The type field tells you which event fired. The job object gives you the job_id and workflow_id you need to take action or fetch more detail. processing_time_ms tells you how long the job ran.

Alongside the payload, every request carries three headers: webhook-id, webhook-timestamp, and webhook-signature. These are used to verify that the request genuinely came from Unstructured. More on that in the getting started section.

For the full payload reference, see the Unstructured webhooks documentation.

Workspace and workflow

Webhooks in Unstructured can be scoped two ways. The scope determines which jobs trigger it.

A workspace-scoped webhook fires on events from any job across your entire workspace. If you want visibility into everything running in your account — failures, completions, anything — this is the right level. A single endpoint that receives signals from every workflow you have.

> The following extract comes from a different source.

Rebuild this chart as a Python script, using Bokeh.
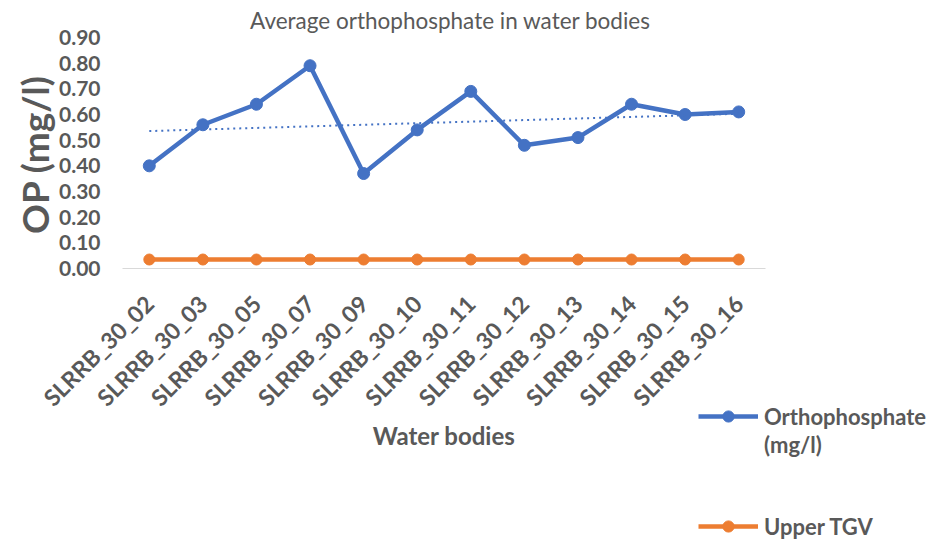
import numpy as np
from bokeh.plotting import figure
from bokeh.models import (Range1d, FixedTicker, NumeralTickFormatter,
                          Legend, LegendItem, Label)
from bokeh.embed import file_html
from bokeh.resources import INLINE
from math import pi

# ---- data ----
water_bodies = ["SLRRB_30_02", "SLRRB_30_03", "SLRRB_30_05", "SLRRB_30_07",
                "SLRRB_30_09", "SLRRB_30_10", "SLRRB_30_11", "SLRRB_30_12",
                "SLRRB_30_13", "SLRRB_30_14", "SLRRB_30_15", "SLRRB_30_16"]
orthophosphate = [0.40, 0.56, 0.64, 0.79, 0.37, 0.54, 0.69, 0.48, 0.51, 0.64, 0.60, 0.61]
upper_tgv = [0.035] * 12
y_ticks = [0.0, 0.1, 0.2, 0.3, 0.4, 0.5, 0.6, 0.7, 0.8, 0.9]

positions = list(range(len(water_bodies)))

# linear trendline of orthophosphate
slope, intercept = np.polyfit(positions, orthophosphate, 1)
trend = [slope * i + intercept for i in positions]

FONT = "Lato"
GREY = "#595959"
BLUE = "#4472C4"
ORANGE = "#ED7D31"

W, H = 930, 539
# layout of the plotting area in pixels (the whole canvas is the frame)
PLOT_LEFT, PLOT_RIGHT = 122, 765      # extent of the category axis
PLOT_TOP, PLOT_BOTTOM = 37, 268       # pixel rows of 0.9 and 0.0
n = len(water_bodies)
px_per_cat = (PLOT_RIGHT - PLOT_LEFT) / n
first_cat_px = PLOT_LEFT + px_per_cat / 2
px_per_unit = (PLOT_BOTTOM - PLOT_TOP) / 0.9

x_range = Range1d(-first_cat_px / px_per_cat, (W - first_cat_px) / px_per_cat)
y_range = Range1d(-(H - PLOT_BOTTOM) / px_per_unit, PLOT_BOTTOM / px_per_unit)

p = figure(width=W, height=H, x_range=x_range, y_range=y_range,
           output_backend="svg", toolbar_location=None, min_border=0)
p.outline_line_color = None
p.xgrid.grid_line_color = None
p.ygrid.grid_line_color = None

# y axis, fixed at the left edge of the plotting area
p.yaxis.fixed_location = (PLOT_LEFT - first_cat_px) / px_per_cat
p.yaxis.ticker = FixedTicker(ticks=y_ticks)
p.yaxis.formatter = NumeralTickFormatter(format="0.00")
p.yaxis.axis_line_color = None
p.yaxis.major_tick_line_color = None
p.yaxis.minor_tick_line_color = None
p.yaxis.major_tick_out = 0
p.yaxis.major_tick_in = 0
p.yaxis.major_label_text_font = FONT
p.yaxis.major_label_text_font_style = "bold"
p.yaxis.major_label_text_font_size = "21px"
p.yaxis.major_label_text_color = GREY
p.yaxis.major_label_standoff = 22

# x axis, fixed at y = 0
p.xaxis.fixed_location = 0
p.xaxis.bounds = ((PLOT_LEFT - first_cat_px) / px_per_cat, (PLOT_RIGHT - first_cat_px) / px_per_cat)
p.xaxis.ticker = FixedTicker(ticks=positions)
p.xaxis.major_label_overrides = {i: name for i, name in zip(positions, water_bodies)}
p.xaxis.axis_line_color = "#D9D9D9"
p.xaxis.axis_line_width = 1
p.xaxis.major_tick_line_color = None
p.xaxis.minor_tick_line_color = None
p.xaxis.major_tick_out = 0
p.xaxis.major_tick_in = 0
p.xaxis.major_label_orientation = pi / 4
p.xaxis.major_label_text_font = FONT
p.xaxis.major_label_text_font_style = "bold"
p.xaxis.major_label_text_font_size = "23px"
p.xaxis.major_label_text_color = GREY
p.xaxis.major_label_standoff = 31
p.xaxis.axis_label = "Water bodies"
p.xaxis.axis_label_text_font = FONT
p.xaxis.axis_label_text_font_style = "bold"
p.xaxis.axis_label_text_font_size = "24px"
p.xaxis.axis_label_text_color = GREY
p.xaxis.axis_label_standoff = -3

# title and y-axis label
p.add_layout(Label(x=450, y=H - 20, x_units="screen", y_units="screen",
                   text="Average orthophosphate in water bodies", text_font=FONT,
                   text_font_size="22.5px", text_color=GREY,
                   text_align="center", text_baseline="middle"))
p.add_layout(Label(x=34, y=H - 154, x_units="screen", y_units="screen",
                   text="OP (mg/l)", angle=pi / 2, text_font=FONT,
                   text_font_style="bold", text_font_size="37px", text_color=GREY,
                   text_align="center", text_baseline="middle"))

# series
op_line = p.line(positions, orthophosphate, line_color=BLUE, line_width=4.5)
op_pts = p.scatter(positions, orthophosphate, size=12, fill_color=BLUE, line_color=BLUE)
p.line(positions, trend, line_color=BLUE, line_width=2, line_dash="2 4")
tgv_line = p.line(positions, upper_tgv, line_color=ORANGE, line_width=4.5)
tgv_pts = p.scatter(positions, upper_tgv, size=11, fill_color=ORANGE, line_color=ORANGE)
# invisible renderer that only carries the second line of the first legend label
blank = p.line(x=[], y=[], line_alpha=0)


def style_legend(lg):
    lg.border_line_color = None
    lg.background_fill_alpha = 0
    lg.padding = 0
    lg.margin = 0
    lg.spacing = 0
    lg.glyph_width = 60
    lg.glyph_height = 28
    lg.label_standoff = 6
    lg.label_text_font = FONT
    lg.label_text_font_style = "bold"
    lg.label_text_font_size = "22px"
    lg.label_text_color = GREY


legend_a = Legend(items=[LegendItem(label="Orthophosphate", renderers=[op_line, op_pts]),
                         LegendItem(label="(mg/l)", renderers=[blank])],
                  location=(698, 81))
legend_b = Legend(items=[LegendItem(label="Upper TGV", renderers=[tgv_line, tgv_pts])],
                  location=(698, -1))
style_legend(legend_a)
style_legend(legend_b)
p.add_layout(legend_a, "center")
p.add_layout(legend_b, "center")

open("out.html", "w").write(file_html(p, INLINE))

A workflow-scoped webhook fires only on jobs belonging to a specific workflow. This is the right choice when the reaction is specific to what that workflow does. A long-running ingestion pipeline completing should notify the team that owns that data. That signal doesn't need to go everywhere.

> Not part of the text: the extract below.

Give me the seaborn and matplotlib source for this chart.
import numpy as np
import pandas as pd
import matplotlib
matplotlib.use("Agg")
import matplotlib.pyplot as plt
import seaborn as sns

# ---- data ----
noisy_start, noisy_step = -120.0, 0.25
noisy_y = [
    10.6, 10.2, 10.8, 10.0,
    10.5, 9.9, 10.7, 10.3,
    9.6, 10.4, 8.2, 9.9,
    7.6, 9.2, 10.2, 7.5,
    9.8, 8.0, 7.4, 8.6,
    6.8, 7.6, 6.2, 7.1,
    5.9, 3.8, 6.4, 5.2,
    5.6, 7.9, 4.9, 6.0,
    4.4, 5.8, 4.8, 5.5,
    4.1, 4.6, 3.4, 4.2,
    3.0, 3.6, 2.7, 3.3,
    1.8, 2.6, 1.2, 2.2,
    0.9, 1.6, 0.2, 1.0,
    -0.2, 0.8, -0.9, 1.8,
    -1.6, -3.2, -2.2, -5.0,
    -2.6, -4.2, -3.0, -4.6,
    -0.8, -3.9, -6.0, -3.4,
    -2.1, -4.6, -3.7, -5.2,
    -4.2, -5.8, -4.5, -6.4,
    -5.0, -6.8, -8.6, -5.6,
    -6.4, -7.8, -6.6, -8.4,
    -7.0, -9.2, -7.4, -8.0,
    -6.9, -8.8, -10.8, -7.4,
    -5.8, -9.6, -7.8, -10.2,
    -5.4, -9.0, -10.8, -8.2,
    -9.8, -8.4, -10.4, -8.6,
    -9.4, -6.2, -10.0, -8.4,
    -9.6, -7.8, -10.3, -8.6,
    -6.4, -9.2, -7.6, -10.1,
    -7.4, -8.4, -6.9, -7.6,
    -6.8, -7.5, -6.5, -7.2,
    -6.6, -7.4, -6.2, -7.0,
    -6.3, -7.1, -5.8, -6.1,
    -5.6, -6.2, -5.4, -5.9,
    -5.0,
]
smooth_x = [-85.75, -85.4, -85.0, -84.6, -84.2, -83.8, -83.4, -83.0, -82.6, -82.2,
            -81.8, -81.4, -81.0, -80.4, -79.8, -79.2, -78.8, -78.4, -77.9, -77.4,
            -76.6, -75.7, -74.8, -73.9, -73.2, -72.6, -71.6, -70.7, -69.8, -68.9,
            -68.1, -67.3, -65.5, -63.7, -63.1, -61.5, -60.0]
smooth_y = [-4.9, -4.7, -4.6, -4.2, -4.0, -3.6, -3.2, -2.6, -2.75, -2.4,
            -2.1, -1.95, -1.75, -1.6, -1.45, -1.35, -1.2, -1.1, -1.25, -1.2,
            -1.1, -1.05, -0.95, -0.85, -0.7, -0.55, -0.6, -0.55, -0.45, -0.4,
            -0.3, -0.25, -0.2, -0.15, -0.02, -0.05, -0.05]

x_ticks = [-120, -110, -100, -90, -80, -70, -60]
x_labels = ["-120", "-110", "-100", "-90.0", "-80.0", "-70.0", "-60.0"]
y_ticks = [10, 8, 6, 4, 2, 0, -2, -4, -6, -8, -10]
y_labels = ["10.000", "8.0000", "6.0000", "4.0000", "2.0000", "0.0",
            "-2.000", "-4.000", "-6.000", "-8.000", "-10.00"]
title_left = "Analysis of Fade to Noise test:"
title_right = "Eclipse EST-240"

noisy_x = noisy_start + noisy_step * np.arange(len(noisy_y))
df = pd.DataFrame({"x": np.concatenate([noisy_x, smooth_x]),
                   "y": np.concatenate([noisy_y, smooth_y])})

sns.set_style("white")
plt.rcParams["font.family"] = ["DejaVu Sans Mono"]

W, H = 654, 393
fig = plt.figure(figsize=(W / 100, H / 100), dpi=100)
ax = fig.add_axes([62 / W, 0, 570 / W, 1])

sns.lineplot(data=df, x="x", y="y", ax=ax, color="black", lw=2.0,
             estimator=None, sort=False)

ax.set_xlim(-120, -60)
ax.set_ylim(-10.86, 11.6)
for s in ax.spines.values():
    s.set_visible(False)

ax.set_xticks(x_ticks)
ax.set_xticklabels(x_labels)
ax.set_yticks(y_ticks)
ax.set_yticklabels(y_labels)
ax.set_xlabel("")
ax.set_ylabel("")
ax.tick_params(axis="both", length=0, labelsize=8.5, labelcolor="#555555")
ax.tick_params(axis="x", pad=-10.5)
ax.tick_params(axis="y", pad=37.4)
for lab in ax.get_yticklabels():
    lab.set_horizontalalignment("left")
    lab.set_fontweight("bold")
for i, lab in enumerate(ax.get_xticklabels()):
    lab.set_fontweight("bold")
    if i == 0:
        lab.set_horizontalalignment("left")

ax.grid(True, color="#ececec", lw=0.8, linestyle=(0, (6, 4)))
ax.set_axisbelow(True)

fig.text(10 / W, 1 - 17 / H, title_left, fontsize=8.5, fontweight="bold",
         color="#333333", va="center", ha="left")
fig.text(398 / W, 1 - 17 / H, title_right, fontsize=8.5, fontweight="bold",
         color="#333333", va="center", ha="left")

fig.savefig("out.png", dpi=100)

In Unstructured's API, both types are called notification channels. You create one by pointing it at an endpoint URL and specifying which events should trigger it. The difference is where you create it: workspace-scoped channels sit at the top level, workflow-scoped channels sit under a specific workflow.

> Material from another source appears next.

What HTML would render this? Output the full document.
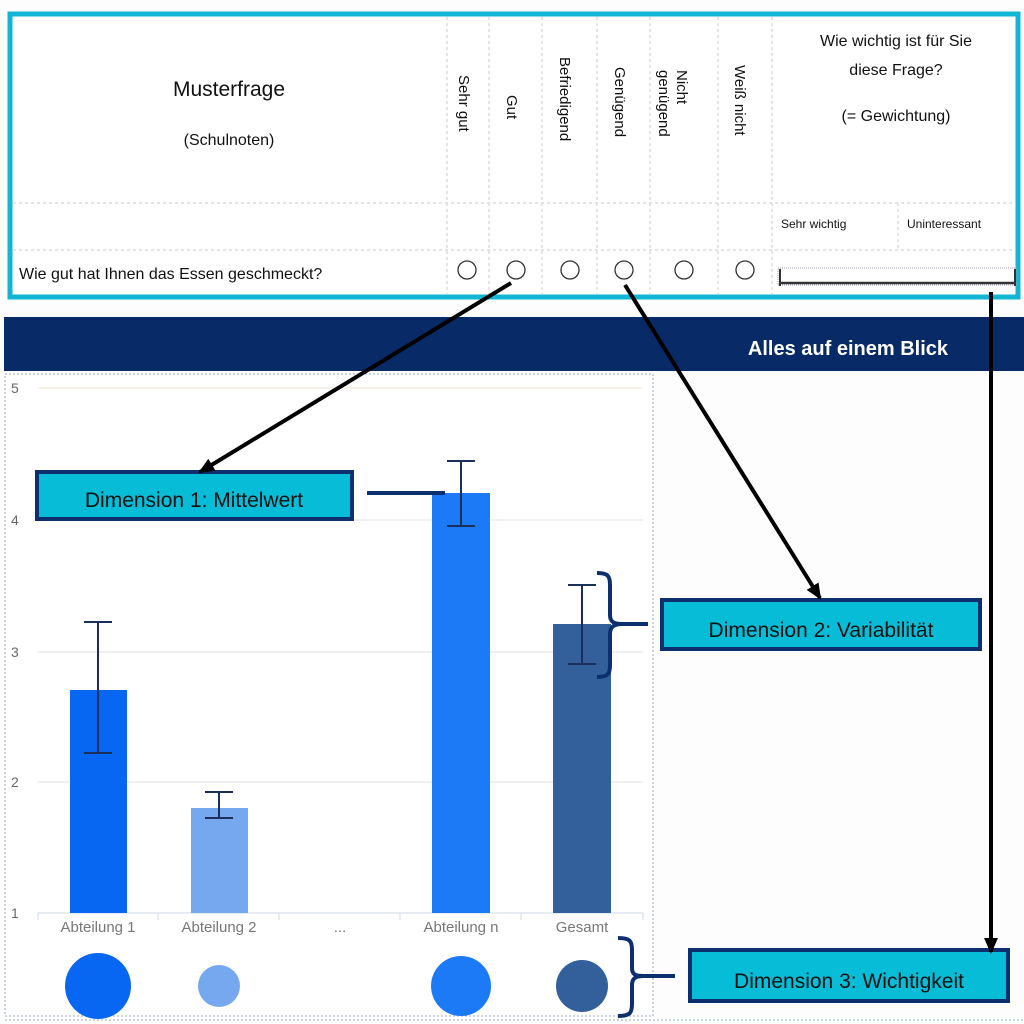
<!DOCTYPE html>
<html><head><meta charset="utf-8"><style>
html,body{margin:0;padding:0;background:#fdfdfe}
svg{display:block}
text{font-family:"Liberation Sans",sans-serif}
</style></head><body>
<svg width="1024" height="1024" viewBox="0 0 1024 1024" xmlns="http://www.w3.org/2000/svg">
<defs>
<marker id="ah" markerWidth="16" markerHeight="14" refX="14" refY="7" orient="auto" markerUnits="userSpaceOnUse">
<path d="M0,0 L16,7 L0,14 z" fill="#000"/></marker>
</defs>
<rect width="1024" height="1024" fill="#fdfdfe"/>
<rect x="10" y="14" width="1008" height="283" fill="#fff" stroke="#12b6d4" stroke-width="5"/>
<g stroke="#c8c8c8" stroke-dasharray="3,3" stroke-width="1">
<line x1="447" y1="17" x2="447" y2="294"/><line x1="489" y1="17" x2="489" y2="294"/>
<line x1="542" y1="17" x2="542" y2="294"/><line x1="597" y1="17" x2="597" y2="294"/>
<line x1="650" y1="17" x2="650" y2="294"/><line x1="718" y1="17" x2="718" y2="294"/>
<line x1="772" y1="17" x2="772" y2="294"/><line x1="898" y1="203" x2="898" y2="250"/>
<line x1="13" y1="203" x2="1015" y2="203"/><line x1="13" y1="250" x2="1015" y2="250"/>
</g>
<text x="229" y="96" font-size="21" text-anchor="middle" fill="#111">Musterfrage</text>
<text x="229" y="145" font-size="16" text-anchor="middle" fill="#111">(Schulnoten)</text>
<g font-size="15" fill="#111">
<text transform="translate(459,75) rotate(90)">Sehr gut</text>
<text transform="translate(507,95) rotate(90)">Gut</text>
<text transform="translate(560,57) rotate(90)">Befriedigend</text>
<text transform="translate(615,67) rotate(90)">Genügend</text>
<text transform="translate(677,70) rotate(90)">Nicht</text>
<text transform="translate(659,70) rotate(90)">genügend</text>
<text transform="translate(735,65) rotate(90)">Weiß nicht</text>
</g>
<text x="896" y="46" font-size="16" text-anchor="middle" fill="#111">Wie wichtig ist für Sie</text>
<text x="896" y="75" font-size="16" text-anchor="middle" fill="#111">diese Frage?</text>
<text x="896" y="121" font-size="16" text-anchor="middle" fill="#111">(= Gewichtung)</text>
<text x="781" y="228" font-size="12" fill="#111">Sehr wichtig</text>
<text x="907" y="228" font-size="12" fill="#111">Uninteressant</text>
<text x="19" y="279" font-size="16" fill="#111">Wie gut hat Ihnen das Essen geschmeckt?</text>
<g fill="#fff" stroke="#333" stroke-width="1.3">
<ellipse cx="467" cy="270" rx="9" ry="9"/><ellipse cx="516" cy="270" rx="9" ry="9"/>
<ellipse cx="570" cy="270" rx="9" ry="9"/><ellipse cx="624" cy="270" rx="9" ry="9"/>
<ellipse cx="684" cy="270" rx="9" ry="9"/><ellipse cx="745" cy="270" rx="9" ry="9"/>
</g>
<rect x="778" y="268" width="239" height="17" fill="none" stroke="#99a" stroke-dasharray="1,1"/>
<line x1="780" y1="283" x2="1015" y2="283" stroke="#333" stroke-width="2.5"/>
<line x1="780" y1="269" x2="780" y2="286" stroke="#333" stroke-width="2"/>
<line x1="1015" y1="269" x2="1015" y2="286" stroke="#333" stroke-width="2"/>
<rect x="4" y="317" width="1020" height="54" fill="#082a66"/>
<text x="948" y="355" font-size="20" font-weight="bold" text-anchor="end" fill="#fff">Alles auf einem Blick</text>
<rect x="5" y="374" width="648" height="642" fill="#fff" stroke="#9ab" stroke-dasharray="2,2"/>
<line x1="5" y1="1020" x2="1024" y2="1020" stroke="#9ab" stroke-dasharray="2,2"/>
<g stroke="#e2e2e2"><line x1="38" y1="388" x2="643" y2="388" stroke="#efe4cf"/><line x1="38" y1="520" x2="643" y2="520"/>
<line x1="38" y1="652" x2="643" y2="652"/><line x1="38" y1="782" x2="643" y2="782"/></g>
<line x1="38" y1="913" x2="643" y2="913" stroke="#cfd8e6"/>
<g stroke="#cfd8e6"><line x1="38" y1="913" x2="38" y2="920"/><line x1="158" y1="913" x2="158" y2="920"/><line x1="279" y1="913" x2="279" y2="920"/><line x1="400" y1="913" x2="400" y2="920"/><line x1="521" y1="913" x2="521" y2="920"/><line x1="643" y1="913" x2="643" y2="920"/></g>
<g font-size="14" fill="#666">
<text x="11" y="393">5</text><text x="11" y="525">4</text><text x="11" y="657">3</text><text x="11" y="787">2</text><text x="11" y="918">1</text>
</g>
<g font-size="15" fill="#777" text-anchor="middle">
<text x="98" y="932">Abteilung 1</text><text x="219" y="932">Abteilung 2</text><text x="340" y="932">...</text>
<text x="461" y="932">Abteilung n</text><text x="582" y="932">Gesamt</text>
</g>
<rect x="70" y="690" width="57" height="223" fill="#0766f2"/>
<rect x="191" y="808" width="57" height="105" fill="#76a8ef"/>
<rect x="432" y="493" width="58" height="420" fill="#1c7af6"/>
<rect x="553" y="624" width="58" height="289" fill="#33609a"/>
<g stroke="#1a2f5a" stroke-width="2" fill="none">
<path d="M98,622V753M84,622H112M84,753H112"/>
<path d="M219,792V818M205,792H233M205,818H233"/>
<path d="M461,461V526M447,461H475M447,526H475"/>
<path d="M582,585V664M568,585H596M568,664H596"/>
</g>
<circle cx="98" cy="986" r="33" fill="#0766f2"/>
<circle cx="219" cy="986" r="21" fill="#76a8ef"/>
<circle cx="461" cy="986" r="30" fill="#1c7af6"/>
<circle cx="582" cy="986" r="26" fill="#33609a"/>
<g stroke="#0e2f6e" stroke-width="4" fill="none">
<path d="M597,573 C608,573 610,576 610,585 V615 C610,622 614,624 622,624 H648 M622,624 C614,624 610,627 610,634 V665 C610,674 608,677 597,677"/>
<path d="M618,938 C630,938 632,941 632,950 V968 C632,975 636,976 644,976 H675 M644,976 C636,976 632,978 632,985 V1004 C632,1013 630,1016 618,1016"/>
<line x1="367" y1="493" x2="445" y2="493"/>
</g>
<g stroke="#0e2f6e" stroke-width="4" fill="#07bcd6">
<rect x="37" y="472" width="315" height="47"/>
<rect x="662" y="600" width="318" height="49"/>
<rect x="690" y="950" width="318" height="51"/>
</g>
<g font-size="21" fill="#111" text-anchor="middle">
<text x="194" y="507">Dimension 1: Mittelwert</text>
<text x="821" y="637">Dimension 2: Variabilität</text>
<text x="849" y="988">Dimension 3: Wichtigkeit</text>
</g>
<g stroke="#000" stroke-width="4" fill="none" marker-end="url(#ah)">
<line x1="511" y1="283" x2="200" y2="472"/>
<line x1="625" y1="285" x2="820" y2="598"/>
<line x1="991" y1="292" x2="991" y2="952"/>
</g>
</svg>
</body></html>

Both types are available through the API. Workspace-scoped channels are also available directly in the Unstructured UI. Workflow-scoped channels are API only.

For the full reference on creating and managing notification channels, see the Unstructured webhooks documentation.

What you can build

The most immediate use is notification. A job completes and a message lands in Slack. A job fails and your on-call engineer gets paged. A long overnight run finishes and the analyst who needs the output finds out the moment it's ready. Any endpoint that accepts a POST request is a valid receiver — Slack, Discord, email providers, or a simple server you control.

The same pattern reaches outside Unstructured entirely. A job completes and your receiver triggers whatever comes next in your stack — a downstream process, a status update, a signal to another system that new data is ready. Unstructured finishes its part and everything else follows automatically.

Getting started

To create a workspace-scoped notification channel, you can use the Unstructured UI or the API directly. Workflow-scoped channels are API only.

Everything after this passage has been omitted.